PROBLEM — From the data that follows, copy every line holding the string "with".

Figure scripts:

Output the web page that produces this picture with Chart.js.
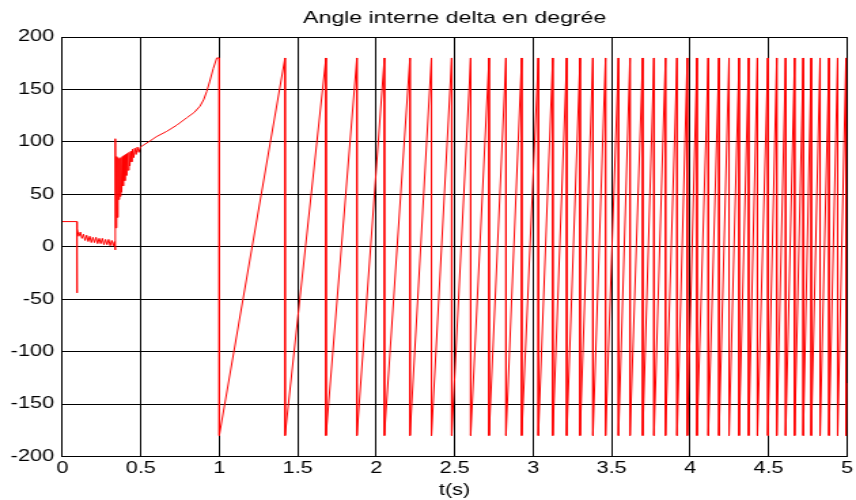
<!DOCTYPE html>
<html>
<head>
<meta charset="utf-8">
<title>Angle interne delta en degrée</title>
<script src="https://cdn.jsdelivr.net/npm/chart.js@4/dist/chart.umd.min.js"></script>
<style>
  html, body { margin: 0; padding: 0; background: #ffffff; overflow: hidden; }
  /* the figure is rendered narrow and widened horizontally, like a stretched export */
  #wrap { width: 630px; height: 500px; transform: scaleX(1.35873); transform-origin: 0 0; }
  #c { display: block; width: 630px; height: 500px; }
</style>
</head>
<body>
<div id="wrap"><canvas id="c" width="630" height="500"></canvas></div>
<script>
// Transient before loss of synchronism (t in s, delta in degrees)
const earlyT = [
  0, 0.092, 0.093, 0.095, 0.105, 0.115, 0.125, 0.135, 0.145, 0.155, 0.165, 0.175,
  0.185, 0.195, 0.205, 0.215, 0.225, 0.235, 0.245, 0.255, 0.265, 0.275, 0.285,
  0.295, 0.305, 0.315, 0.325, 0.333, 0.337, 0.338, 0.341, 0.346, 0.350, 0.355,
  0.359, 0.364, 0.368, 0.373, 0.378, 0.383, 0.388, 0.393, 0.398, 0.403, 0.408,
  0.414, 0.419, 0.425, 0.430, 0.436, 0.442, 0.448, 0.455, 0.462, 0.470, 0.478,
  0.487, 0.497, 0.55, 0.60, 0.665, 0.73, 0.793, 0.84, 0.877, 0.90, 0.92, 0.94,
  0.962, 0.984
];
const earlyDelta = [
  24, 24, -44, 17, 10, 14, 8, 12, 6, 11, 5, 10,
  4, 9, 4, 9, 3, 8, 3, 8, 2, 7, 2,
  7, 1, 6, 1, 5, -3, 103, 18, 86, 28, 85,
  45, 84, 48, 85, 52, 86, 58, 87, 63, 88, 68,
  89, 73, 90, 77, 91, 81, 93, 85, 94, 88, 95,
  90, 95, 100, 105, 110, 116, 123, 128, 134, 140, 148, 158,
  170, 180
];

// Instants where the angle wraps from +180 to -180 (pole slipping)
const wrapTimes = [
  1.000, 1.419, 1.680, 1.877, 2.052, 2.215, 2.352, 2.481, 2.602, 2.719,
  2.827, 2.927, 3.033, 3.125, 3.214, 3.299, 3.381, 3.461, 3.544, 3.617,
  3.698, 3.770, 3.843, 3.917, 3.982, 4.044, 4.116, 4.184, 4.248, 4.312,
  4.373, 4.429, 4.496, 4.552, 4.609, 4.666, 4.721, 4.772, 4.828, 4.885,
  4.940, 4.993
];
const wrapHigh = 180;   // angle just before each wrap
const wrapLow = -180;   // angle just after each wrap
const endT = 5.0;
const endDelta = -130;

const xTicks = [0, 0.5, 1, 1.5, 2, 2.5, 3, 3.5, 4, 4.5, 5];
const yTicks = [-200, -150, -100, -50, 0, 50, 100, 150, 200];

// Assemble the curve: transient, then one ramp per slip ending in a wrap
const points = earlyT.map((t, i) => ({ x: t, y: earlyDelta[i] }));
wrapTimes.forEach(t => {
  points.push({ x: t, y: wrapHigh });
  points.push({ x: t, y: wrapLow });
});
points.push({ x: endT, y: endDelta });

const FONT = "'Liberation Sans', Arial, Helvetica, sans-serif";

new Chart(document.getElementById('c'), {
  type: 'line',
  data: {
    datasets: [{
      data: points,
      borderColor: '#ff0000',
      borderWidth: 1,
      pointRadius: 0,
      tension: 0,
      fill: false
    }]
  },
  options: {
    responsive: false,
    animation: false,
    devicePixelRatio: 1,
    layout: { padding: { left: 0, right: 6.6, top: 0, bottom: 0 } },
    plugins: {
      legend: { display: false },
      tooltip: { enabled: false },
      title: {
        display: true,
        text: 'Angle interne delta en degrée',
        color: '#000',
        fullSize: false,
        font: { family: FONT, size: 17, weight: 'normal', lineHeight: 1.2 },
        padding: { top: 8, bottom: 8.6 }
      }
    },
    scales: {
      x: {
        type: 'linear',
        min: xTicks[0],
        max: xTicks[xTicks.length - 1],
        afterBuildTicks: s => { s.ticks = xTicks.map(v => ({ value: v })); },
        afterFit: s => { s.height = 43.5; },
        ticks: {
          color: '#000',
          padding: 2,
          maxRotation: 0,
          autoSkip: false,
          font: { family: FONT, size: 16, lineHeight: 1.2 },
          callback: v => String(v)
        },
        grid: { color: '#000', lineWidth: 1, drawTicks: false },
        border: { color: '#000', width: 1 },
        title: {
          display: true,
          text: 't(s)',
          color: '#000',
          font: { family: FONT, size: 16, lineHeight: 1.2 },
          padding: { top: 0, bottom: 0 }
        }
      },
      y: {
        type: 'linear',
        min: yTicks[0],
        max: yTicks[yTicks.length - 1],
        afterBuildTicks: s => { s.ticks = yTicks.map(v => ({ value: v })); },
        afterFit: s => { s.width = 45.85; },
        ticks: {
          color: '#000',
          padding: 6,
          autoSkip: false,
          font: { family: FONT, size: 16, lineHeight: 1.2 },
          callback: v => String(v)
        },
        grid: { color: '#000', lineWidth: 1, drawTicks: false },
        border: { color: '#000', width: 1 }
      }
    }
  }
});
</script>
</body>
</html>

==

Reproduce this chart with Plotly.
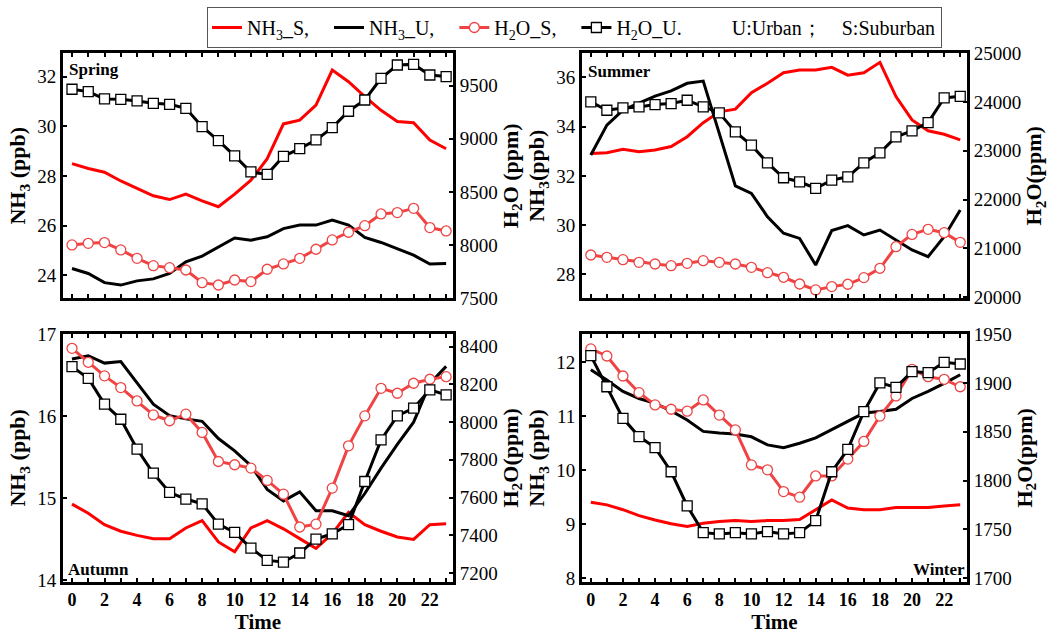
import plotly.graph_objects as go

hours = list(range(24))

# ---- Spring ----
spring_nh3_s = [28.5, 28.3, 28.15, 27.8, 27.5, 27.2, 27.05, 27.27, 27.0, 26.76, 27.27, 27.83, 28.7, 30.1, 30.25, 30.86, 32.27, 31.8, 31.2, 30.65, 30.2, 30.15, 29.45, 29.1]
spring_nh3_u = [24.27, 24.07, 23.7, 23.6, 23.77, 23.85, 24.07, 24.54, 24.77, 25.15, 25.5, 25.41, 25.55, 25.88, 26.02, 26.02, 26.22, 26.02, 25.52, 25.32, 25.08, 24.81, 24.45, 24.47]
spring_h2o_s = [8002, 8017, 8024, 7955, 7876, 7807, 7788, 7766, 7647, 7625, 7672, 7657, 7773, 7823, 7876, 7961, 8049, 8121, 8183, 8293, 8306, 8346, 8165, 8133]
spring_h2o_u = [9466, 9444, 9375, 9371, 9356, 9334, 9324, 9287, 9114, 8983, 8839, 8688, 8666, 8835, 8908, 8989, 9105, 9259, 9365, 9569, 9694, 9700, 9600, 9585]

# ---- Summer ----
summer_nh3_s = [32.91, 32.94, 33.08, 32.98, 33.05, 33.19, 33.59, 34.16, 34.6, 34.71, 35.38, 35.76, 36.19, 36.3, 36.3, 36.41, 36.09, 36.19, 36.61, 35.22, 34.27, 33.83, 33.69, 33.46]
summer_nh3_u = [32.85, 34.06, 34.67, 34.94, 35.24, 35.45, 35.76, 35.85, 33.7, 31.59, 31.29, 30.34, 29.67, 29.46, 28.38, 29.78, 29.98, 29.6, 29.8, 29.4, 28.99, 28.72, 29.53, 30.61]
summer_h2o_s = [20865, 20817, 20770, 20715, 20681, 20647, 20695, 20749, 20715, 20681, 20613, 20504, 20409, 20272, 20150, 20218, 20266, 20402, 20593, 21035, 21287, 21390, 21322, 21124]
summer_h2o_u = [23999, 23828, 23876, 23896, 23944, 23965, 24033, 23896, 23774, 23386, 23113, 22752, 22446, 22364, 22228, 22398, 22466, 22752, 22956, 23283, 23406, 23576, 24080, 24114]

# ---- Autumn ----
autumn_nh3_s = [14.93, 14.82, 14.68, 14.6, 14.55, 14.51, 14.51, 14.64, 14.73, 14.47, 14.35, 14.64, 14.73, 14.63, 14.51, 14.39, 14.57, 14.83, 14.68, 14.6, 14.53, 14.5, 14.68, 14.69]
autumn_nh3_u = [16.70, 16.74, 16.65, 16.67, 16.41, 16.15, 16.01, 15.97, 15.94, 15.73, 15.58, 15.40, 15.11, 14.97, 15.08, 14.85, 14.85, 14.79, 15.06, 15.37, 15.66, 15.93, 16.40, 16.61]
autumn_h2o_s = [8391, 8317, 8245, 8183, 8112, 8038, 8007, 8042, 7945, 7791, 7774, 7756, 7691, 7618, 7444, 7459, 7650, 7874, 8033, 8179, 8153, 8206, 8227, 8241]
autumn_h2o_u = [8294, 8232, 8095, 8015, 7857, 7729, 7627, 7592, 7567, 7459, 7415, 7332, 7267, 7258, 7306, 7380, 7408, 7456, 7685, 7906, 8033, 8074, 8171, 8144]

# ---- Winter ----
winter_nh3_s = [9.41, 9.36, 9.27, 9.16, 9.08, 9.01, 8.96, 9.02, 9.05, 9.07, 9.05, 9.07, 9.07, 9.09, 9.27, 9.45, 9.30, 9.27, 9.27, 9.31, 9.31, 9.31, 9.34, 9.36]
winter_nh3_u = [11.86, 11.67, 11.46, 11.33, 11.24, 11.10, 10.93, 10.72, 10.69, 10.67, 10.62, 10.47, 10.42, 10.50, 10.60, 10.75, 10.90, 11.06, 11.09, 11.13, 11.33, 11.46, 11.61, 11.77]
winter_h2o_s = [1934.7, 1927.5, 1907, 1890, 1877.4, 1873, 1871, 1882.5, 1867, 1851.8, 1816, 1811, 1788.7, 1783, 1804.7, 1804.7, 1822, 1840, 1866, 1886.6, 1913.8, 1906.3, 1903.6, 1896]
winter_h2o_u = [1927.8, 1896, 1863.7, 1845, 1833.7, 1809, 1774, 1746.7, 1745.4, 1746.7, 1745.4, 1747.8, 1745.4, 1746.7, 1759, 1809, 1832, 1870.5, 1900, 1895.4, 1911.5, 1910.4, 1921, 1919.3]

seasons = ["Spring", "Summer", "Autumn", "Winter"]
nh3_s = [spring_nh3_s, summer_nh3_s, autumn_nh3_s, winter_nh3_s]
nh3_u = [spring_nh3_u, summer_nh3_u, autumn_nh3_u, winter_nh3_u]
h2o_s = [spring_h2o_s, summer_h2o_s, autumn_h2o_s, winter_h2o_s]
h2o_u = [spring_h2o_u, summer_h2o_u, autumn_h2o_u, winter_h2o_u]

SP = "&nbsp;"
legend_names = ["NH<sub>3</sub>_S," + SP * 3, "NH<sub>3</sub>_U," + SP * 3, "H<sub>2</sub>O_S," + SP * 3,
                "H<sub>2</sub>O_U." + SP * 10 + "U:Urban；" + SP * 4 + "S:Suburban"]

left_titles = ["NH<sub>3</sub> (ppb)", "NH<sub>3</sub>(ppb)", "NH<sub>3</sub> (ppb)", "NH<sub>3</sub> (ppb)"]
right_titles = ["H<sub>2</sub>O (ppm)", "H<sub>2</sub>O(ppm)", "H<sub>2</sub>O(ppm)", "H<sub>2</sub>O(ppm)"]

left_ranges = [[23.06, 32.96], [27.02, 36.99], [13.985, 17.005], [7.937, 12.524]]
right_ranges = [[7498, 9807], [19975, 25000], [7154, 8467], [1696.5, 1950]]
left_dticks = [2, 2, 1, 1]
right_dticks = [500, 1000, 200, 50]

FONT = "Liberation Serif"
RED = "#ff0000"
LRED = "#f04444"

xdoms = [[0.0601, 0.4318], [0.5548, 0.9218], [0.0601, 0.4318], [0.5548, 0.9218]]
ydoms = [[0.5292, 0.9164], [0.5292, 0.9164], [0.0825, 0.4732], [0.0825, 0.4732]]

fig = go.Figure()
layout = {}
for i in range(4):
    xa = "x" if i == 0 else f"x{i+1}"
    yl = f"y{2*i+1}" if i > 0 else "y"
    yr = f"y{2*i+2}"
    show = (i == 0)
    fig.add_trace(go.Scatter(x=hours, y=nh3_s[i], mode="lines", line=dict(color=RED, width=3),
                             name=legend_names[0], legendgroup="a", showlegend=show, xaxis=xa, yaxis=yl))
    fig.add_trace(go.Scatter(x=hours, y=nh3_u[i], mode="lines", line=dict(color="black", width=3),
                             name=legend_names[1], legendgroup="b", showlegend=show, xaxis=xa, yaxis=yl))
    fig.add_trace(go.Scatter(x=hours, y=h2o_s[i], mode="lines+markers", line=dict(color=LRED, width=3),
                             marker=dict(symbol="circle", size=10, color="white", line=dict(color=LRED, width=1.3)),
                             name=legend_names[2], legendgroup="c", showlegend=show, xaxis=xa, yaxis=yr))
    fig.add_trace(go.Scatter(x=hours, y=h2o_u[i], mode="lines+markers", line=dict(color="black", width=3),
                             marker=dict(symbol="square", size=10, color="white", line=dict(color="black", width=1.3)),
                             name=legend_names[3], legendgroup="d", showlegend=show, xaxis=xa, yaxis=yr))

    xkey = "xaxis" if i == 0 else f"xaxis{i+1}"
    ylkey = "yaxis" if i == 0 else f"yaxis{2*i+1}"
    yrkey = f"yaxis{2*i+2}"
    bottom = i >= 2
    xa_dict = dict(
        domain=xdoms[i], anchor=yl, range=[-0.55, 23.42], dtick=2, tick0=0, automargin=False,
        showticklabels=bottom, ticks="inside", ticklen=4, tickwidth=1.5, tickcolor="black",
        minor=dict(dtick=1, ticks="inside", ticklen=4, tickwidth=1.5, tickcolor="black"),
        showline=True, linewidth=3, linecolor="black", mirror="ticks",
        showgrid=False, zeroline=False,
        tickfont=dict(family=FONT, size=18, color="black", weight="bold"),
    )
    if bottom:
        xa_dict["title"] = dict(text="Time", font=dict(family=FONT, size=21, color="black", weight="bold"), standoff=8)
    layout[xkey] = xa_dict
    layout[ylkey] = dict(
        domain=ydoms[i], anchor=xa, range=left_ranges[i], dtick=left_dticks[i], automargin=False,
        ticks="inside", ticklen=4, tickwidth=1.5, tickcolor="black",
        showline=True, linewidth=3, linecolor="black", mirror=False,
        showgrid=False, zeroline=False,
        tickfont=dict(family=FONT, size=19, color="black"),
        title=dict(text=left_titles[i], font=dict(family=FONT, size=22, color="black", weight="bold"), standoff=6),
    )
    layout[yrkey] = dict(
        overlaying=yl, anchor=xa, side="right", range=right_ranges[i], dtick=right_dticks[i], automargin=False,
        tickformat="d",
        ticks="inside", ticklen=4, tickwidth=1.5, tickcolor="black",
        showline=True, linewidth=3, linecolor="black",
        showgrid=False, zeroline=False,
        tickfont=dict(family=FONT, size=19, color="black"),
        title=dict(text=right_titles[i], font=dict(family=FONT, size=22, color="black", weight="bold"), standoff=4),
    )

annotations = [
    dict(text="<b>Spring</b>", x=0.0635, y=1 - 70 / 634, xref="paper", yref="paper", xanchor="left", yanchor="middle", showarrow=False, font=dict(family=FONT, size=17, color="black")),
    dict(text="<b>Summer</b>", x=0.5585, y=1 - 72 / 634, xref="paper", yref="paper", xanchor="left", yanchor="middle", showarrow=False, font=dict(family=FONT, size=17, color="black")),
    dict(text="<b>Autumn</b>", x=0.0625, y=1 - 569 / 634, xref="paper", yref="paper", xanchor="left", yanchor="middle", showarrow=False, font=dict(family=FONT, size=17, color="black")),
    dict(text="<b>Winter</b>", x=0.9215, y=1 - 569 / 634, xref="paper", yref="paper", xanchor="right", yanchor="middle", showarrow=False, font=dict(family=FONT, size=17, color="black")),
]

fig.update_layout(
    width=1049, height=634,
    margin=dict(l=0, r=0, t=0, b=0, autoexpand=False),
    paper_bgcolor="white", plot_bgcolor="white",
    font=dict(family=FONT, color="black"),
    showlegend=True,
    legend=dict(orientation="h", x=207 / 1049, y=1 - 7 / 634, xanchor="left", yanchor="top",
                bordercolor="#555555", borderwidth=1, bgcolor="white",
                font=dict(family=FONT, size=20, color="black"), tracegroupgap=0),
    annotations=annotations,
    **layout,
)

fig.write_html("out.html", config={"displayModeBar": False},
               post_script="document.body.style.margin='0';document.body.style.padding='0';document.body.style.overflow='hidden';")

RESPONSE —
Output the web page that produces this picture with Chart.js.
Reproduce this chart with Plotly.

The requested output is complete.